“I say no very easily because I think freedom is very important when making work. But when somebody offers me €10,000, my principles go out the window!”

Like most professional illustrators, Sam Vanallemeersch finds himself torn between working for himself and for clients. But unlike many of his peers, he deals with this by drawing a line between those two sides of his practice, approaching them with different attitudes and two unique visual languages.

Left to his own devices, Vanallemeersch’s work is frenetic and unscripted, each blank sheet of paper approached with no more than a few loose ideas and a ready supply of ink. The resulting imagery is thick with intermingling narrative and crosshatched complexity from his hasty pen. Where clients are concerned, the scene is just the opposite; he slowly maps out his page with care and concentration, intricately planning to ensure clarity in the final result.

“I like making that work because it’s really relaxed,” says Vanallemeersch. “It’s like going into sleep mode. I still put a lot of effort into making perfect compositions, but I consider it to be graphic design; you have an A4 rectangle and a mission to fill it, and then you just start constructing. In the background I play TV shows, because I still need to have something to occupy my mind and stay in this sleep zone. I make a lot of sketches and, at the end, a very simple image.”

Those who count themselves fans of Vanallemeersch’s commercial work may be horrified to discover his nonchalance towards imagery that comes so close to perfection. That these slick geometric creations can be dashed off while watching reruns demonstrates the sheer scale of his talent, and the single-minded focus with which he creates.

“There was awhile between 2012 and 2014 when I had a lot of assignments with my drawings, and suddenly it stopped, but I didn’t mind. In that moment I was glad that I could really do what I wanted with my drawings and I didn’t have to pay any mind to anybody. I might have cared if I didn’t make any money, but I make money from my illustrator stuff. As long as I can draw it’s all okay.”

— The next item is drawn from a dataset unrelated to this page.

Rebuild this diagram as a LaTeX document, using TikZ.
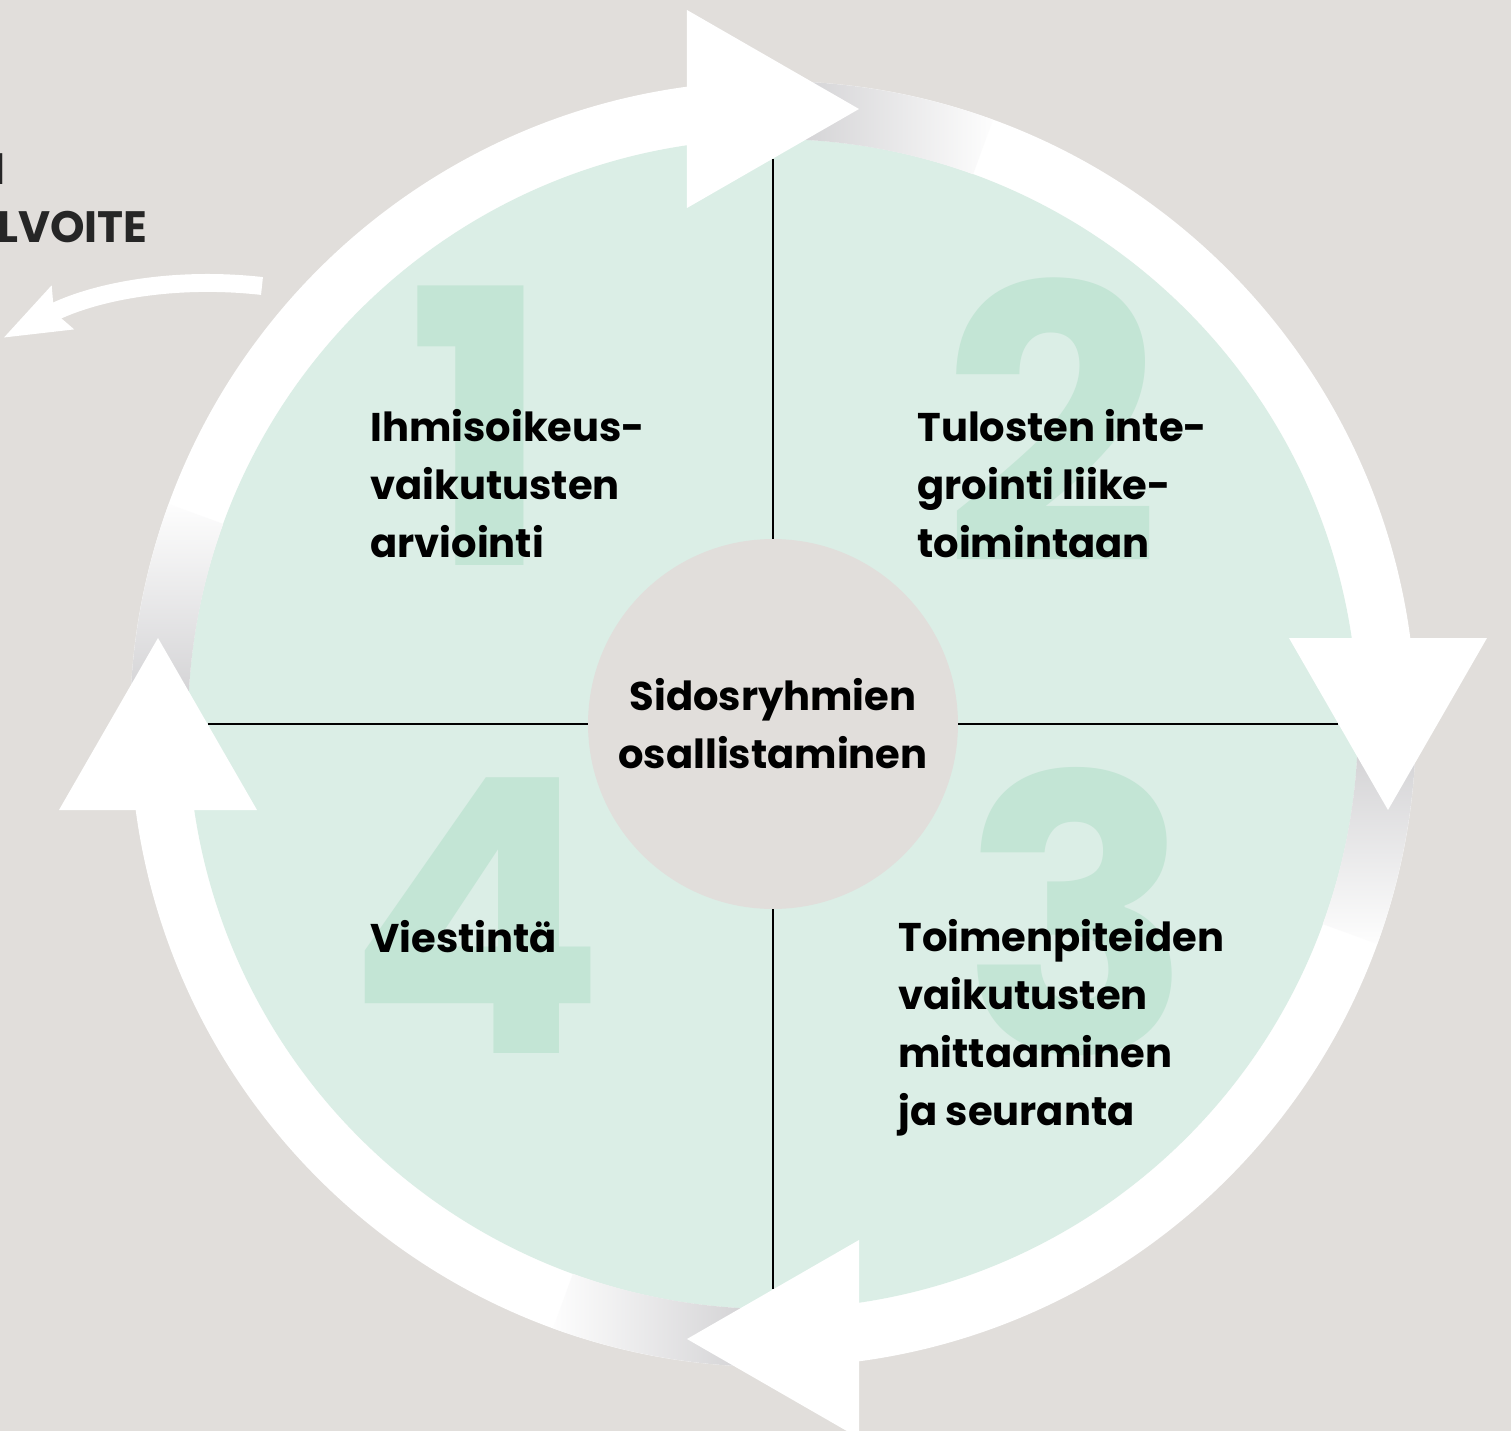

A resident of Antwerp, Belgium, Vanallemeersch trained at the prestigious Sint Lucas, where he studied traditional print processes like wood block and etching, before transitioning to into a degree in illustration and graphic design. Disinterested in the world of fine art, he retreated into his studio after graduation and began the slow process of making a career from his skills.

“It never really occurred to me that comics or illustration could be an option in life,” he says. “I always thought you had to be more talented to do comics than to be an artist. Art just seemed easier. The comics I read and admired really had a lot of detail, but when you’re a painter you make one painting and people go ‘Wow it’s beautiful!’ When you make a comic book you have to make 10,000 little paintings and drawings, and people aren’t in awe of that as much—they prefer things that are two meters by two meters. It has to be a big macho image and then people all go wild and drop their panties for it.

“In a way I’ve always been jealous of real artists because they get away with that kind of thing, but I’m not that person. I like to be in my studio, behind my small desk, making little drawings.”

Paradoxically, Vanallemeersch never wanted to be a comics artist, either. “I really liked comics artists, but I was scared of becoming really whiny—that kind of person who makes 1,000 pages where they whine and whine.” Now 38, he’s in the middle of working on his debut, a dystopian sci-fi narrative about a wealthy entrepreneur who deals in trauma. He’s been adding to it sporadically for the past three years, and with no end in sight, has started to whine a little himself.

“Every year I say I want to get back to my comic, and then as soon as I get back to it I want to make a different drawing again. But then my girlfriend gets mad because I go on about this comic, and I’ve still not finished it. So now I’m finishing a load of pages and I’m going to serialize them on the web. At times I want to rewrite the whole thing, but I’m trying to resist the temptation.”

When its released, the comic will be the first instance of Vanallemeersch combining his two working methods; carefully planning in pencil before inking with signature tenacity. It’s been a conscious decision to use a personal project as a testing ground for this approach. In the past he’s been burned by attempts to make ink drawings for clients, including one particularly painful collaboration with the one of New York’s biggest editorial names.

“You have this idea that you have to get your drawings out there and do things for big magazines because they’re really cool, but then you’re doing the work and it’s awful. I’ve had experiences where I’ve had to send clients scans every day in the morning, afternoon, and evening. They were crazy! And then when I had made a drawing that was extremely redacted and I wasn’t pleased with, they said it was good. Then they decided they didn’t like it and didn’t want to pay me either. No wonder their magazine looks so boring!”

Difficulties with reputable publishers aside, Vanallemeersch’s career is thriving and diverse. He’s recently released his first animation, has large-scale drawings hanging in a group show in Copenhagen, and still takes on the odd bit of “sleep zone” work to keep the bills in check.

“I once got an assignment for a huge oil company and all my red lightbulbs were flashing; don’t give me that assignment! But when you have a house that needs fixing, and a wife and daughter, you can easily jump into these traps that are set for you with all the money. But Oil? No thank you! Sometimes when the commercial client is not too terrible I just say whatever, but I do it just often enough to keep drawing what I want. That’s the most important thing.”